02 maio 2005

Dançando no escuro

Luz. Uma radiação eletromagnética com comprimento de onda capaz de sensibilizar as células da retina. A retina transforma esses estímulos em impulsos elétricos que correm até o cérebro, que, de uma maneira ainda pouco conhecida, interpreta a informação e compõe uma imagem, que vale por mil desses conjuntos de letras.
A idéia era falar em como a luz (e principalmente seu produto, a imagem) é fundamental na nossa cultura (a humana, não a brasileira) em centenas de aspectos, principalmente na formação de símbolos que carregamos a vida inteira.

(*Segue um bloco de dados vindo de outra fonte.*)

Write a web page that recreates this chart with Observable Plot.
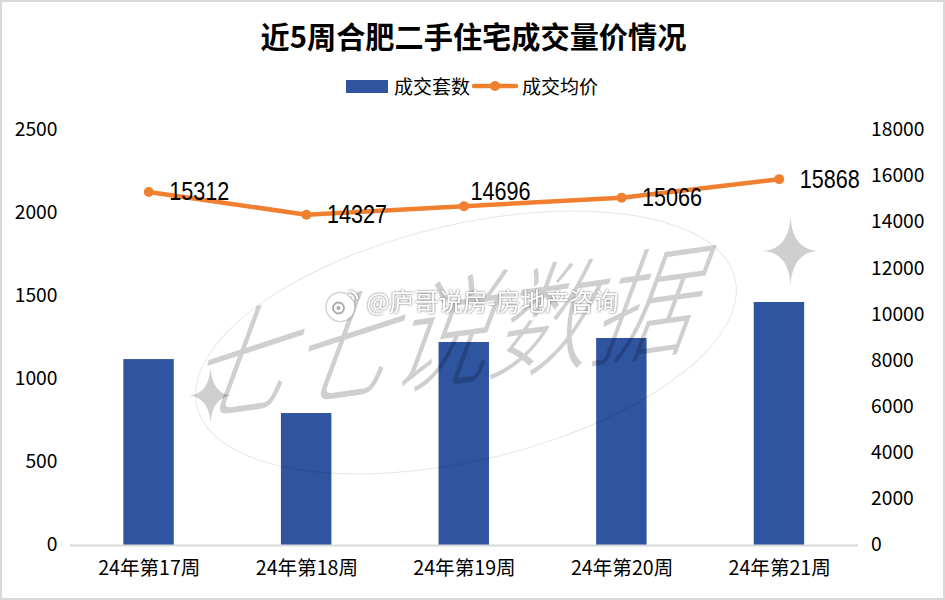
<!DOCTYPE html>
<html><head><meta charset="utf-8">
<script src="https://cdn.jsdelivr.net/npm/d3@7"></script>
<script src="https://cdn.jsdelivr.net/npm/@observablehq/plot@0.6"></script>
<style>
html,body{margin:0;padding:0;background:#fff;overflow:hidden}
#wrap{position:relative;width:945px;height:600px;font-family:"Noto Sans CJK SC",sans-serif;color:#000;overflow:hidden}
#frame{position:absolute;inset:0;border:2px solid #d9d9d9;box-sizing:border-box;pointer-events:none}
#title{position:absolute;left:0;width:947px;top:14px;text-align:center;font-size:29.2px;font-weight:700;line-height:42px}
#legend{position:absolute;left:346px;top:72px;height:28px;display:flex;align-items:center;font-size:19px;line-height:28px}
#legend svg{display:block}
#chart{position:absolute;left:0;top:110px}
#chart svg{display:block;overflow:visible}
#ellipse{position:absolute;left:189px;top:224px;width:554px;height:237px;border:1.5px solid rgba(0,0,0,.10);border-radius:50%;box-sizing:border-box;transform:rotate(-13.4deg)}
.soft{filter:drop-shadow(0 0 1.2px #666)}
</style></head>
<body><div id="wrap">
<div id="title">近5周合肥二手住宅成交量价情况</div>
<div id="legend">
<svg width="42" height="14"><rect width="42" height="13" y="1" fill="#2f54a0"/></svg>
<span style="margin-left:6px">成交套数</span>
<svg width="46" height="14" style="margin-left:2px"><line x1="2" x2="44" y1="7" y2="7" stroke="#f08030" stroke-width="4.5" stroke-linecap="round"/><circle cx="23" cy="7" r="5" fill="#f08030"/></svg>
<span style="margin-left:4px">成交均价</span>
</div>
<div id="chart"></div>
<div id="ellipse"></div>
<div id="frame"></div>
</div>
<script>
const weeks = ["24年第17周","24年第18周","24年第19周","24年第20周","24年第21周"];
const counts = [1120, 795, 1223, 1247, 1464];
const prices = [15312, 14327, 14696, 15066, 15868];
const countTicks = [0,500,1000,1500,2000,2500];
const priceTicks = [0,2000,4000,6000,8000,10000,12000,14000,16000,18000];
const priceMax = 18000, countMax = 2500;
const k = countMax / priceMax;
const rows = weeks.map((w,i)=>({week:w,count:counts[i],price:prices[i],scaled:prices[i]*k}));

const star = (w,h)=>({draw(c,size){
  const s = Math.sqrt(size)/17.72, a=w*s, b=h*s, q=s*2;
  c.moveTo(0,-b);
  c.quadraticCurveTo(q,-q,a,0);
  c.quadraticCurveTo(q,q,0,b);
  c.quadraticCurveTo(-q,q,-a,0);
  c.quadraticCurveTo(-q,-q,0,-b);
  c.closePath();
}});
const arc = (rad)=>({draw(c,size){
  const s = Math.sqrt(size)/17.72;
  c.moveTo(rad*s*Math.cos(-1.5),rad*s*Math.sin(-1.5));
  c.arc(0,0,rad*s,-1.5,-0.1);
}});
const cjk = '"Noto Sans CJK SC",sans-serif';
const tickFont = {fontSize:19.3, fontFamily:cjk, fill:"#000"};
const labelFont = {fontSize:25, fontFamily:'"Liberation Sans",sans-serif', fill:"#000", className:"vals"};
const markOne = [0];

const chart = Plot.plot({
  width:945, height:490, marginLeft:70, marginRight:87, marginTop:20, marginBottom:55,
  style:{background:"transparent",overflow:"visible"},
  x:{domain:weeks, paddingInner:0.68, paddingOuter:0.34, round:false, label:null},
  y:{domain:[0,countMax], label:null},
  marks:[
    Plot.barY(rows,{x:"week",y:"count",fill:"#2f54a0",dx:-0.25}),
    Plot.ruleY([0],{stroke:"#d9d9d9",strokeWidth:2}),
    Plot.axisX({tickSize:0,tickPadding:16,label:null,...tickFont,fontSize:19.6}),
    Plot.axisY(countTicks,{anchor:"left",tickSize:0,tickPadding:13,dy:-0.5,label:null,tickFormat:d=>String(d),...tickFont}),
    Plot.axisY(priceTicks.map(d=>d*k),{anchor:"right",tickSize:0,tickPadding:12.5,dy:-0.5,label:null,tickFormat:d=>String(Math.round(d/k)),...tickFont}),
    Plot.line(rows,{x:"week",y:"scaled",stroke:"#f08030",strokeWidth:4.5,dx:-0.5,dy:-0.5}),
    Plot.dot(rows,{x:"week",y:"scaled",fill:"#f08030",r:5,dx:-0.5,dy:-0.5}),
    Plot.text(rows.filter((d,i)=>i!==2),{x:"week",y:"scaled",text:d=>String(d.price),dx:50,...labelFont}),
    Plot.text(rows.filter((d,i)=>i===2),{x:"week",y:"scaled",text:d=>String(d.price),dx:36,dy:-15,...labelFont}),
    // watermark
    Plot.text(markOne,{frameAnchor:"middle",text:()=>"七七说数据",className:"wm",dx:-22,dy:2,rotate:-8,fontSize:120,fontStyle:"italic",fontWeight:300,fontFamily:cjk,fill:"#000",fillOpacity:0.19}),
    Plot.dot(markOne,{frameAnchor:"middle",dx:-254,dy:57.5,r:10,symbol:star(21,27),fill:"#000",fillOpacity:0.19}),
    Plot.dot(markOne,{frameAnchor:"middle",dx:326,dy:-87,r:10,symbol:star(27,34),fill:"#000",fillOpacity:0.19}),
    Plot.dot(markOne,{frameAnchor:"middle",dx:-124,dy:-31,r:14,fill:"#fff",className:"soft"}),
    Plot.dot(markOne,{frameAnchor:"middle",dx:-126,dy:-30,r:5.5,fill:"none",stroke:"#aaa",strokeWidth:1.8}),
    Plot.dot(markOne,{frameAnchor:"middle",dx:-126,dy:-30,r:2,fill:"#aaa"}),
    Plot.dot(markOne,{frameAnchor:"middle",dx:-116,dy:-38,r:10,symbol:arc(9),fill:"none",stroke:"#fff",strokeWidth:2,className:"soft"}),
    Plot.dot(markOne,{frameAnchor:"middle",dx:-116,dy:-38,r:10,symbol:arc(5),fill:"none",stroke:"#fff",strokeWidth:2,className:"soft"}),
    Plot.text(markOne,{frameAnchor:"middle",text:()=>"@庐哥说房-房地产咨询",className:"soft",dx:28,dy:-35,fontSize:24.5,fontFamily:cjk,fill:"#fff"})
  ]
});
document.getElementById("chart").appendChild(chart);
d3.select(chart).selectAll(".vals text").attr("textLength",60).attr("lengthAdjust","spacingAndGlyphs");
d3.select(chart).selectAll(".wm text").attr("transform",function(){return this.getAttribute("transform")+" skewX(-18) scale(.85,1)";});
</script></body></html>
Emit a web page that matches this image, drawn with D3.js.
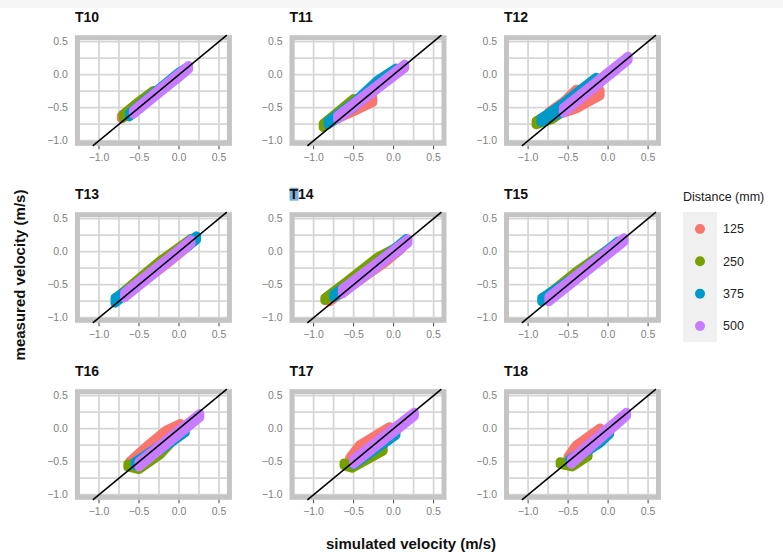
<!DOCTYPE html>
<html>
<head>
<meta charset="utf-8">
<script src="https://cdn.jsdelivr.net/npm/d3@7"></script>
<style>
  body { margin: 0; background: #fff; }
  svg { display: block; font-family: "Liberation Sans", Arial, sans-serif; }
</style>
</head>
<body>
<svg id="chart" width="783" height="560"></svg>
<script>
// ─── data ─────────────────────────────────────────────────────────
// each series: rows of [simulated, measured low, measured high]
const distances = ["125", "250", "375", "500"];
const colours   = ["#F8766D", "#76A000", "#009ACA", "#C77CFF"];
const panelNames = ["T10", "T11", "T12", "T13", "T14", "T15", "T16", "T17", "T18"];
const ticks     = [-1.0, -0.5, 0.0, 0.5];
const xGrid     = [-1.25, -1.0, -0.75, -0.5, -0.25, 0, 0.25, 0.5];
const yGrid     = [-1.0, -0.75, -0.5, -0.25, 0, 0.25, 0.5];

const T10 = [
  [[-0.72,-0.67,-0.62],[-0.45,-0.47,-0.40]],
  [[-0.70,-0.66,-0.60],[-0.50,-0.48,-0.40],[-0.32,-0.30,-0.24]],
  [[-0.62,-0.64,-0.58],[-0.30,-0.32,-0.26],[0.00,-0.04,0.04],[0.08,0.05,0.10]],
  [[-0.57,-0.60,-0.54],[0.12,0.08,0.14]]
];
const T11 = [
  [[-0.76,-0.70,-0.64],[-0.50,-0.56,-0.46],[-0.26,-0.42,-0.34]],
  [[-0.88,-0.80,-0.74],[-0.70,-0.66,-0.56],[-0.50,-0.46,-0.36]],
  [[-0.82,-0.76,-0.70],[-0.50,-0.50,-0.42],[-0.20,-0.18,-0.08],[0.03,0.04,0.10]],
  [[-0.70,-0.68,-0.62],[0.14,0.10,0.16]]
];
const T12 = [
  [[-0.74,-0.62,-0.56],[-0.55,-0.58,-0.40],[-0.40,-0.52,-0.22],[-0.25,-0.42,-0.22],[-0.10,-0.32,-0.24]],
  [[-0.90,-0.76,-0.70],[-0.70,-0.68,-0.56],[-0.48,-0.50,-0.38]],
  [[-0.84,-0.72,-0.66],[-0.55,-0.56,-0.42],[-0.30,-0.30,-0.18],[-0.15,-0.12,-0.04]],
  [[-0.56,-0.58,-0.50],[0.25,0.22,0.28]]
];
const T13 = [
  [[-0.70,-0.70,-0.66],[-0.10,-0.14,-0.10],[0.12,0.08,0.12]],
  [[-0.75,-0.72,-0.66],[-0.40,-0.38,-0.30],[-0.22,-0.18,-0.12],[0.15,0.14,0.20]],
  [[-0.80,-0.78,-0.70],[-0.65,-0.64,-0.58],[-0.40,-0.40,-0.40],[0.00,0.00,0.00],[0.12,0.08,0.16],[0.22,0.18,0.24]],
  [[-0.68,-0.70,-0.62],[0.15,0.12,0.18]]
];
const T14 = [
  [[-0.80,-0.76,-0.72],[-0.10,-0.16,-0.12],[0.10,0.04,0.06]],
  [[-0.86,-0.74,-0.70],[-0.60,-0.52,-0.46],[-0.20,-0.12,-0.08],[0.05,0.05,0.08]],
  [[-0.75,-0.70,-0.64],[-0.40,-0.40,-0.36],[0.00,-0.02,0.04],[0.16,0.16,0.20]],
  [[-0.64,-0.64,-0.56],[0.18,0.13,0.19]]
];
const T15 = [
  [[-0.70,-0.68,-0.66],[0.10,0.06,0.08]],
  [[-0.75,-0.70,-0.64],[-0.40,-0.36,-0.30],[0.00,0.00,0.04]],
  [[-0.83,-0.76,-0.70],[-0.40,-0.42,-0.36],[0.00,-0.02,0.04],[0.12,0.10,0.16]],
  [[-0.74,-0.76,-0.68],[0.20,0.15,0.21]]
];
const T16 = [
  [[-0.62,-0.55,-0.50],[-0.40,-0.34,-0.26],[-0.16,-0.10,-0.02],[0.02,0.03,0.08]],
  [[-0.64,-0.58,-0.54],[-0.50,-0.62,-0.52],[-0.24,-0.40,-0.32],[-0.10,-0.22,-0.16]],
  [[-0.55,-0.56,-0.50],[-0.20,-0.30,-0.22],[0.08,-0.06,0.02]],
  [[-0.50,-0.58,-0.50],[0.26,0.17,0.23]]
];
const T17 = [
  [[-0.55,-0.50,-0.44],[-0.43,-0.32,-0.25],[-0.05,-0.02,0.03]],
  [[-0.62,-0.56,-0.52],[-0.52,-0.60,-0.56],[-0.13,-0.34,-0.28]],
  [[-0.50,-0.55,-0.48],[-0.20,-0.30,-0.22],[0.03,-0.10,-0.04]],
  [[-0.50,-0.54,-0.46],[0.26,0.19,0.25]]
];
const T18 = [
  [[-0.50,-0.48,-0.42],[-0.40,-0.32,-0.25],[-0.10,-0.04,0.01]],
  [[-0.60,-0.54,-0.50],[-0.45,-0.58,-0.54],[-0.25,-0.42,-0.36]],
  [[-0.48,-0.52,-0.46],[-0.10,-0.22,-0.16],[0.02,-0.08,-0.04]],
  [[-0.46,-0.54,-0.46],[0.23,0.19,0.25]]
];
const panelData = [T10, T11, T12, T13, T14, T15, T16, T17, T18];

// ─── layout ───────────────────────────────────────────────────────
const colLeft = [77.4, 292, 506.5];   // inner left edge of each column
const rowTop  = [37.7, 214.7, 391.7]; // inner top edge of each row
const pw = 152, ph = 105.6;
const frame = 5;

const svg = d3.select("#chart");
svg.append("rect").attr("width", 783).attr("height", 8).attr("fill", "#f6f6f6");

const fmt = d3.format(".1f");

panelData.forEach((series, i) => {
  const col = i % 3, row = Math.floor(i / 3);
  const x = d3.scaleLinear().domain([-1.27, 0.63]).range([colLeft[col], colLeft[col] + pw]);
  const y = d3.scaleLinear().domain([-1.04, 0.56]).range([rowTop[row] + ph, rowTop[row]]);
  const g = svg.append("g");

  // panel + grid
  g.append("rect")
    .attr("x", x.range()[0]).attr("y", y.range()[1])
    .attr("width", pw).attr("height", ph)
    .attr("fill", "#fff");

  g.selectAll("line.vg").data(xGrid).join("line")
    .attr("x1", d => x(d)).attr("x2", d => x(d))
    .attr("y1", y.range()[1]).attr("y2", y.range()[0])
    .attr("stroke", "#d6d6d6").attr("stroke-width", 1.8);
  g.selectAll("line.hg").data(yGrid).join("line")
    .attr("y1", d => y(d)).attr("y2", d => y(d))
    .attr("x1", x.range()[0]).attr("x2", x.range()[1])
    .attr("stroke", "#d6d6d6").attr("stroke-width", 1.8);

  g.append("rect")
    .attr("x", x.range()[0]).attr("y", y.range()[1])
    .attr("width", pw).attr("height", ph)
    .attr("fill", "none").attr("stroke", "#c4c4c4").attr("stroke-width", frame);

  // clouds of points, drawn as bands with point-sized edges
  const area = d3.area()
    .x(d => x(d[0]))
    .y0(d => y(d[1]))
    .y1(d => y(d[2]));

  series.forEach((s, k) => {
    g.append("path")
      .attr("d", area(s))
      .attr("fill", colours[k])
      .attr("stroke", colours[k])
      .attr("stroke-width", 9)
      .attr("stroke-linejoin", "round")
      .attr("stroke-linecap", "round");
  });

  // 1:1 line running to the frame edges
  const lo = y.invert(y.range()[0] + frame / 2);
  const hi = y.invert(y.range()[1] - frame / 2);
  g.append("line")
    .attr("x1", x(lo)).attr("y1", y(lo))
    .attr("x2", x(hi)).attr("y2", y(hi))
    .attr("stroke", "#000").attr("stroke-width", 1.5);

  // axes
  const bottom = y.range()[0] + frame / 2;
  g.selectAll("line.xt").data(ticks).join("line")
    .attr("x1", d => x(d)).attr("x2", d => x(d))
    .attr("y1", bottom).attr("y2", bottom + 3.5)
    .attr("stroke", "#444").attr("stroke-width", 1);
  g.selectAll("text.xl").data(ticks).join("text")
    .attr("x", d => x(d)).attr("y", bottom + 15.5)
    .attr("text-anchor", "middle")
    .attr("font-size", 10.5).attr("fill", "#7f7f7f")
    .text(d => fmt(d));
  g.selectAll("text.yl").data(ticks).join("text")
    .attr("x", x.range()[0] - frame / 2 - 7).attr("y", d => y(d))
    .attr("dy", "0.35em")
    .attr("text-anchor", "end")
    .attr("font-size", 10.5).attr("fill", "#7f7f7f")
    .text(d => fmt(d));

  // strip title
  const tx = x.range()[0] - frame / 2, ty = y.range()[1] - 16;
  if (panelNames[i] === "T14") {
    g.append("rect").attr("x", tx).attr("y", ty - 11).attr("width", 9).attr("height", 13)
      .attr("fill", "#7fb0dc");
  }
  g.append("text")
    .attr("x", tx).attr("y", ty)
    .attr("font-size", 14).attr("font-weight", "bold").attr("fill", "#111")
    .text(panelNames[i]);
});

// ─── axis titles ──────────────────────────────────────────────────
svg.append("text")
  .attr("x", 411).attr("y", 549)
  .attr("text-anchor", "middle")
  .attr("font-size", 15).attr("font-weight", "bold").attr("fill", "#111")
  .text("simulated velocity (m/s)");

svg.append("text")
  .attr("transform", "translate(25,275) rotate(-90)")
  .attr("text-anchor", "middle")
  .attr("font-size", 15).attr("font-weight", "bold").attr("fill", "#111")
  .text("measured velocity (m/s)");

// ─── legend ───────────────────────────────────────────────────────
const legend = svg.append("g");
legend.append("text")
  .attr("x", 683).attr("y", 201)
  .attr("font-size", 12.5).attr("fill", "#222")
  .text("Distance (mm)");
legend.append("rect")
  .attr("x", 683).attr("y", 212).attr("width", 34).attr("height", 130)
  .attr("fill", "#f0f0f0");

const ly = d3.scalePoint().domain(distances).range([229, 326]);
legend.selectAll("circle").data(distances).join("circle")
  .attr("cx", 700).attr("cy", d => ly(d)).attr("r", 5)
  .attr("fill", (d, k) => colours[k]);
legend.selectAll("text.lab").data(distances).join("text")
  .attr("x", 723).attr("y", d => ly(d)).attr("dy", "0.35em")
  .attr("font-size", 12.5).attr("fill", "#222")
  .text(d => d);
</script>
</body>
</html>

Mas daí eu fui ao show do Placebo.
Não que ele tenha sido um excesso de imagens, luzes e cores piscantes, foi até bem modesto, bem mais centrado na música. Aliás, cores havia poucas. A banda, preto e branco. O público, roxo, vermelho e azul nos cabelos e preto no resto, basicamente.
É que, pouco antes do show começar, depois de uma espera de quase 3 horas e 5 bandas iniciantes depois, naquele momento em que a multidão está cansada e impaciente e xinga e reclama e se espreme na ânsia de chegar mais perto do palco, uma garota de uns 20 anos com os braços apertados junto ao corpo, segurando o que parecia um feixe de canudos grossos entre as mãos, sorria e se esmagava na massa humana. Ela olhava pra tudo e pra nada ao mesmo tempo. Era cega, os canudos eram sua bengala retrátil (legal essa palavra, retrátil, vou usá-la mais vezes). Gritava, feliz, para alguém lá atrás, enquanto esperava a banda que tanto gostava.
Quando o show começou e o oceano humano deixou de ficar à deriva e se transformou em tempestade, com ondas de meio metro e rebentação perigosa, eu imaginei o que teria acontecido com a cega. Umas duas músicas depois, quando os mortos e feridos já tinham se retirado e curtir o show se tornou possível, não a vi mais.
Por que ela escolheu ficar na pista? As numeradas eram mais baratas, era menos quente e o som era o mesmo. Ela preferiu a massa, o contato, talvez ela buscasse o equivalente ao espetáculo visual no espetáculo físico. Talvez ela visse as coisas de maneira diferente, só pra usar um clichê do gênero.
Se é cegueira congênita, ela não tem memória visual, não criou um banco de referências baseado na imagem. Isso obviamente não quer dizer que ela não tenha nenhuma bagagem.
Na faculdade, desde o primeiro ano tenho lido textos de teóricos que enaltecem o texto escrito em detrimento de imagens, de sons, ou de qualquer outra coisa, alegando que praticamente toda a produção cultural vem (ou pode ter vindo) de textos-base, mais ou menos como uma música, que pode ser representada em partitura, ou um filme, que segue um roteiro.
Eu acho essa idéia bastante limitada. Limitada porque parte de um pressuposto que sugere que pensamos verbalmente. Eu não penso palavras. Se estou com fome, sinto fome, não aparece uma voz na minha cabeça dizendo n-o-s-s-a,--e-u--p-r-e-c-i-s-o--d-e--c-o-m-i-d-a.
Da mesma forma, também não penso imagens. Preciso ir ao banheiro e não me vem nenhuma foto de sanitário na cabeça.
Por isso a cega fã do Placebo não precisa da linguagem visual para curtir o show. Sorte que ela nem precisou ver a cara feia do baixista.
O texto, as imagens, a linguagem, seja ela qual for, é um código para transmitir idéias, mesmo que seja de mim para mim mesmo. Posso associar a idéia de mãe com sua imagem, com seu nome, com sua voz, mas não preciso de nada disso pra saber quem ela é. A linguagem organiza o pensamento, mas não o origina.
A comunicação perfeita seria de idéias pra idéias, sem precisar "traduzir" nada em códigos. Se é difícil conceber isso dentro de um único ser (eu precisei da linguagem para ligar idéias desconexas, como a luz e o show do Placebo, por exemplo), imaginar um diálogo de idéias puras vai além da minha capacidade. Torço pra que, se um dia alcançarmos essa empatia absoluta, o mundo não vire um grande marasmo. Um mundo onde baixistas posers reconhecem seus excessos deve ser bem sem graça.